SET EXERCISE:
The listing below must be repeated word for word, with its images excluded.

DATASET CONTENT:
• • • • •
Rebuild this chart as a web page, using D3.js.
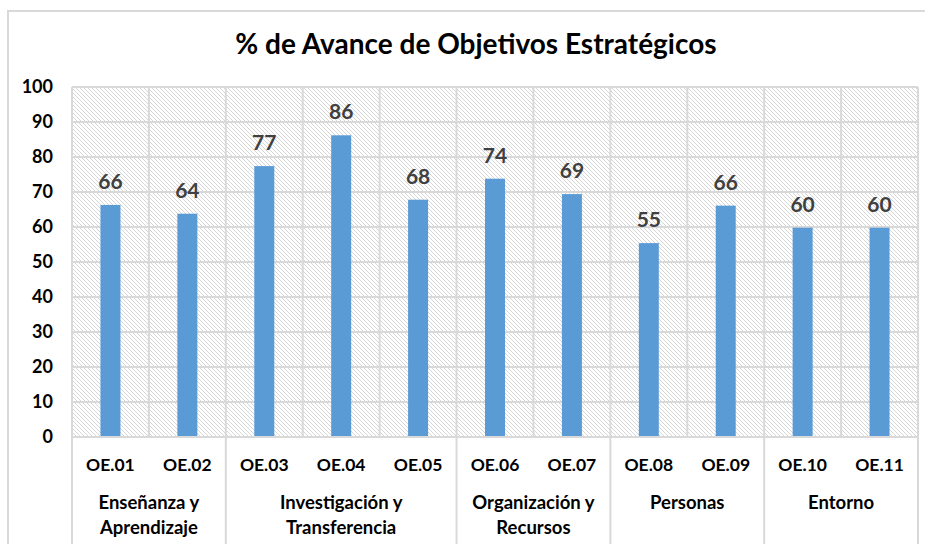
<!DOCTYPE html>
<html>
<head>
<meta charset="utf-8">
<script src="https://cdn.jsdelivr.net/npm/d3@7"></script>
<style>
  body { margin: 0; background: #fff; }
  text { font-family: Lato, 'Open Sans', sans-serif; font-weight: bold; }
</style>
</head>
<body>
<script>
const codes = ['OE.01', 'OE.02', 'OE.03', 'OE.04', 'OE.05', 'OE.06', 'OE.07', 'OE.08', 'OE.09', 'OE.10', 'OE.11']
const values = [66.3, 63.8, 77.4, 86.2, 67.8, 73.8, 69.4, 55.4, 66.1, 59.8, 59.8]
const groups = [['Enseñanza y', 'Aprendizaje'], ['Investigación y', 'Transferencia'], ['Organización y', 'Recursos'], ['Personas'], ['Entorno']]
const groupSizes = [2, 3, 2, 2, 2]
const yTicks = [0, 10, 20, 30, 40, 50, 60, 70, 80, 90, 100]

const W = 925, H = 544
const plotL = 72, plotR = 918, plotT = 87, plotB = 437

const svg = d3.select('body').append('svg').attr('width', W).attr('height', H)

// hatch fill for plot area
const pat = svg.append('defs').append('pattern')
    .attr('id', 'hatch')
    .attr('patternUnits', 'userSpaceOnUse')
    .attr('width', 4).attr('height', 4)
pat.append('path')
    .attr('d', 'M-1,-1 L5,5 M-1,3 L1,5 M3,-1 L5,1')
    .attr('stroke', '#d6d6d6')
    .attr('stroke-width', 1)

// outer chart border
svg.append('rect')
    .attr('x', 8).attr('y', 11).attr('width', 940).attr('height', 560)
    .attr('fill', 'none').attr('stroke', '#d9d9d9').attr('stroke-width', 2)

const x = d3.scaleBand().domain(codes).range([plotL, plotR]).paddingInner(0).paddingOuter(0)
const y = d3.scaleLinear().domain([0, 100]).range([plotB, plotT])

svg.append('rect')
    .attr('x', plotL).attr('y', plotT).attr('width', plotR - plotL).attr('height', plotB - plotT)
    .attr('fill', 'url(#hatch)')

// horizontal grid
svg.append('g').selectAll('line')
    .data(yTicks.filter(d => d > 0))
    .enter().append('line')
        .attr('x1', plotL).attr('x2', plotR)
        .attr('y1', d => y(d)).attr('y2', d => y(d))
        .attr('stroke', '#d9d9d9').attr('stroke-width', 2)

// vertical grid at category boundaries
svg.append('g').selectAll('line')
    .data(codes.concat(['end']))
    .enter().append('line')
        .attr('x1', (d, i) => plotL + i * x.bandwidth())
        .attr('x2', (d, i) => plotL + i * x.bandwidth())
        .attr('y1', plotT).attr('y2', plotB)
        .attr('stroke', '#d9d9d9').attr('stroke-width', 2)

// bars
svg.append('g').selectAll('rect')
    .data(values)
    .enter().append('rect')
        .attr('x', (d, i) => x(codes[i]) + x.bandwidth() / 2 - 10)
        .attr('y', d => y(d))
        .attr('width', 20)
        .attr('height', d => plotB - y(d))
        .attr('fill', '#5b9bd5')

// value labels
svg.append('g').selectAll('text')
    .data(values)
    .enter().append('text')
        .attr('x', (d, i) => x(codes[i]) + x.bandwidth() / 2)
        .attr('y', d => y(d) - 16)
        .attr('text-anchor', 'middle')
        .attr('font-size', 21)
        .attr('fill', '#404040')
        .text(d => Math.round(d))

// x axis line
svg.append('line')
    .attr('x1', plotL).attr('x2', plotR).attr('y1', plotB).attr('y2', plotB)
    .attr('stroke', '#d9d9d9').attr('stroke-width', 2)

// y tick labels
const yAxis = d3.axisLeft(y).tickValues(yTicks).tickSize(0).tickPadding(19)
const gy = svg.append('g').attr('transform', `translate(${plotL},0)`).call(yAxis)
gy.select('.domain').remove()
gy.selectAll('text').attr('font-size', 18).attr('fill', '#000')
    .style('font-family', 'Lato, sans-serif').style('font-weight', 'bold')

// category labels
svg.append('g').selectAll('text')
    .data(codes)
    .enter().append('text')
        .attr('x', d => x(d) + x.bandwidth() / 2)
        .attr('y', 471)
        .attr('text-anchor', 'middle')
        .attr('font-size', 17.5)
        .attr('fill', '#000')
        .text(d => d)

// group separators and labels
let start = 0
const bounds = [0]
groupSizes.forEach(n => { start += n; bounds.push(start) })

svg.append('g').selectAll('line')
    .data(bounds)
    .enter().append('line')
        .attr('x1', d => plotL + d * x.bandwidth())
        .attr('x2', d => plotL + d * x.bandwidth())
        .attr('y1', plotB).attr('y2', H)
        .attr('stroke', '#d9d9d9').attr('stroke-width', 2)

const gl = svg.append('g').selectAll('text')
    .data(groups)
    .enter().append('text')
        .attr('x', (d, i) => plotL + (bounds[i] + bounds[i + 1]) / 2 * x.bandwidth())
        .attr('y', 509)
        .attr('text-anchor', 'middle')
        .attr('font-size', 18.5)
        .attr('fill', '#000')
gl.selectAll('tspan')
    .data(d => d)
    .enter().append('tspan')
        .attr('x', function() { return d3.select(this.parentNode).attr('x') })
        .attr('dy', (d, i) => i === 0 ? 0 : 25)
        .text(d => d)

// title
svg.append('text')
    .attr('x', 476).attr('y', 54)
    .attr('text-anchor', 'middle')
    .attr('font-size', 28)
    .attr('fill', '#000')
    .text('% de Avance de Objetivos Estratégicos')
</script>
</body>
</html>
• • • • •
WRITTEN REPLY:
Rebuild this chart as a web page, using D3.js.
<!DOCTYPE html>
<html>
<head>
<meta charset="utf-8">
<script src="https://cdn.jsdelivr.net/npm/d3@7"></script>
<style>
  body { margin: 0; background: #fff; }
  text { font-family: Lato, 'Open Sans', sans-serif; font-weight: bold; }
</style>
</head>
<body>
<script>
const codes = ['OE.01', 'OE.02', 'OE.03', 'OE.04', 'OE.05', 'OE.06', 'OE.07', 'OE.08', 'OE.09', 'OE.10', 'OE.11']
const values = [66.3, 63.8, 77.4, 86.2, 67.8, 73.8, 69.4, 55.4, 66.1, 59.8, 59.8]
const groups = [['Enseñanza y', 'Aprendizaje'], ['Investigación y', 'Transferencia'], ['Organización y', 'Recursos'], ['Personas'], ['Entorno']]
const groupSizes = [2, 3, 2, 2, 2]
const yTicks = [0, 10, 20, 30, 40, 50, 60, 70, 80, 90, 100]

const W = 925, H = 544
const plotL = 72, plotR = 918, plotT = 87, plotB = 437

const svg = d3.select('body').append('svg').attr('width', W).attr('height', H)

// hatch fill for plot area
const pat = svg.append('defs').append('pattern')
    .attr('id', 'hatch')
    .attr('patternUnits', 'userSpaceOnUse')
    .attr('width', 4).attr('height', 4)
pat.append('path')
    .attr('d', 'M-1,-1 L5,5 M-1,3 L1,5 M3,-1 L5,1')
    .attr('stroke', '#d6d6d6')
    .attr('stroke-width', 1)

// outer chart border
svg.append('rect')
    .attr('x', 8).attr('y', 11).attr('width', 940).attr('height', 560)
    .attr('fill', 'none').attr('stroke', '#d9d9d9').attr('stroke-width', 2)

const x = d3.scaleBand().domain(codes).range([plotL, plotR]).paddingInner(0).paddingOuter(0)
const y = d3.scaleLinear().domain([0, 100]).range([plotB, plotT])

svg.append('rect')
    .attr('x', plotL).attr('y', plotT).attr('width', plotR - plotL).attr('height', plotB - plotT)
    .attr('fill', 'url(#hatch)')

// horizontal grid
svg.append('g').selectAll('line')
    .data(yTicks.filter(d => d > 0))
    .enter().append('line')
        .attr('x1', plotL).attr('x2', plotR)
        .attr('y1', d => y(d)).attr('y2', d => y(d))
        .attr('stroke', '#d9d9d9').attr('stroke-width', 2)

// vertical grid at category boundaries
svg.append('g').selectAll('line')
    .data(codes.concat(['end']))
    .enter().append('line')
        .attr('x1', (d, i) => plotL + i * x.bandwidth())
        .attr('x2', (d, i) => plotL + i * x.bandwidth())
        .attr('y1', plotT).attr('y2', plotB)
        .attr('stroke', '#d9d9d9').attr('stroke-width', 2)

// bars
svg.append('g').selectAll('rect')
    .data(values)
    .enter().append('rect')
        .attr('x', (d, i) => x(codes[i]) + x.bandwidth() / 2 - 10)
        .attr('y', d => y(d))
        .attr('width', 20)
        .attr('height', d => plotB - y(d))
        .attr('fill', '#5b9bd5')

// value labels
svg.append('g').selectAll('text')
    .data(values)
    .enter().append('text')
        .attr('x', (d, i) => x(codes[i]) + x.bandwidth() / 2)
        .attr('y', d => y(d) - 16)
        .attr('text-anchor', 'middle')
        .attr('font-size', 21)
        .attr('fill', '#404040')
        .text(d => Math.round(d))

// x axis line
svg.append('line')
    .attr('x1', plotL).attr('x2', plotR).attr('y1', plotB).attr('y2', plotB)
    .attr('stroke', '#d9d9d9').attr('stroke-width', 2)

// y tick labels
const yAxis = d3.axisLeft(y).tickValues(yTicks).tickSize(0).tickPadding(19)
const gy = svg.append('g').attr('transform', `translate(${plotL},0)`).call(yAxis)
gy.select('.domain').remove()
gy.selectAll('text').attr('font-size', 18).attr('fill', '#000')
    .style('font-family', 'Lato, sans-serif').style('font-weight', 'bold')

// category labels
svg.append('g').selectAll('text')
    .data(codes)
    .enter().append('text')
        .attr('x', d => x(d) + x.bandwidth() / 2)
        .attr('y', 471)
        .attr('text-anchor', 'middle')
        .attr('font-size', 17.5)
        .attr('fill', '#000')
        .text(d => d)

// group separators and labels
let start = 0
const bounds = [0]
groupSizes.forEach(n => { start += n; bounds.push(start) })

svg.append('g').selectAll('line')
    .data(bounds)
    .enter().append('line')
        .attr('x1', d => plotL + d * x.bandwidth())
        .attr('x2', d => plotL + d * x.bandwidth())
        .attr('y1', plotB).attr('y2', H)
        .attr('stroke', '#d9d9d9').attr('stroke-width', 2)

const gl = svg.append('g').selectAll('text')
    .data(groups)
    .enter().append('text')
        .attr('x', (d, i) => plotL + (bounds[i] + bounds[i + 1]) / 2 * x.bandwidth())
        .attr('y', 509)
        .attr('text-anchor', 'middle')
        .attr('font-size', 18.5)
        .attr('fill', '#000')
gl.selectAll('tspan')
    .data(d => d)
    .enter().append('tspan')
        .attr('x', function() { return d3.select(this.parentNode).attr('x') })
        .attr('dy', (d, i) => i === 0 ? 0 : 25)
        .text(d => d)

// title
svg.append('text')
    .attr('x', 476).attr('y', 54)
    .attr('text-anchor', 'middle')
    .attr('font-size', 28)
    .attr('fill', '#000')
    .text('% de Avance de Objetivos Estratégicos')
</script>
</body>
</html>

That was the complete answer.